* [Task]: Reproduce exactly, with no pictures, each line from the opening of the material down through the line containing "values = [43483, 17555, 28043, 127593]".

* [Dataset extract]:
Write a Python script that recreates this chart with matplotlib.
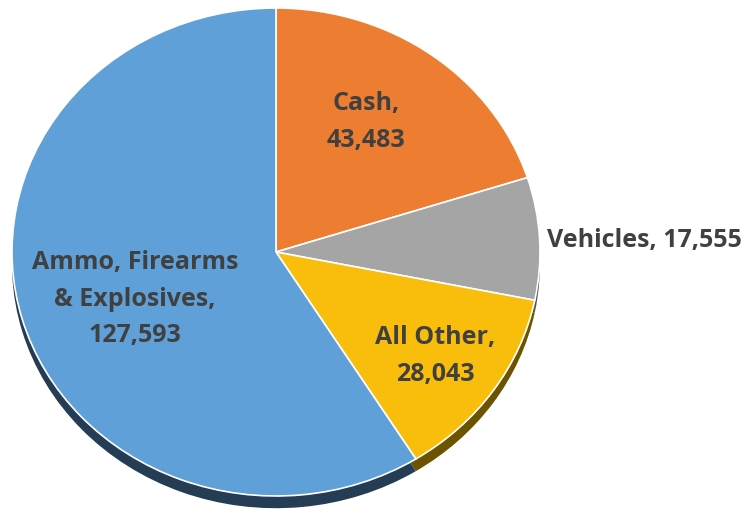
import matplotlib.pyplot as plt

labels = ['Cash', 'Vehicles', 'All Other', 'Ammo, Firearms\n& Explosives']
values = [43483, 17555, 28043, 127593]

TOP_COLORS = ['#ED7D31', '#A5A5A5', '#F9BE0C', '#5FA0D8']
SIDE_COLORS = ['#7A3E14', '#555555', '#6B5300', '#243D55']
TEXT_COLOR = '#404040'

# pie centre in pixels and the ellipse radii (tilted look)
W, H = 753, 515
CX, CY = 276, 252
RX, RY = 264, 244
DEPTH = 0.05

fig = plt.figure(figsize=(W / 100, H / 100), dpi=100)
ax = fig.add_axes([0, 0, 1, 1])

# side wall: a darker copy pushed down
ax.pie(values, startangle=90, counterclock=False, colors=SIDE_COLORS,
       center=(0, -DEPTH), radius=1,
       wedgeprops=dict(linewidth=0))

wedges, _ = ax.pie(values, startangle=90, counterclock=False,
                   colors=TOP_COLORS, center=(0, 0), radius=1,
                   wedgeprops=dict(edgecolor='white', linewidth=1.2))

ax.set_aspect('auto')
ax.set_xlim(-CX / RX, (W - CX) / RX)
ax.set_ylim(-(H - CY) / RY, CY / RY)
ax.axis('off')

# label anchor points in pixels
label_px = [(366, 122), (644, 240), (435, 356), (135, 299)]

for lab, val, (px, py) in zip(labels, values, label_px):
    sep = ' ' if lab == 'Vehicles' else '\n'
    ax.text((px - CX) / RX, (CY - py) / RY, f'{lab},{sep}{val:,}',
            ha='center', va='center', fontsize=18, fontweight='bold',
            color=TEXT_COLOR, family='Open Sans', linespacing=1.6)

fig.savefig('out.png', dpi=100)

* [Response]:
Write a Python script that recreates this chart with matplotlib.
import matplotlib.pyplot as plt

labels = ['Cash', 'Vehicles', 'All Other', 'Ammo, Firearms\n& Explosives']
values = [43483, 17555, 28043, 127593]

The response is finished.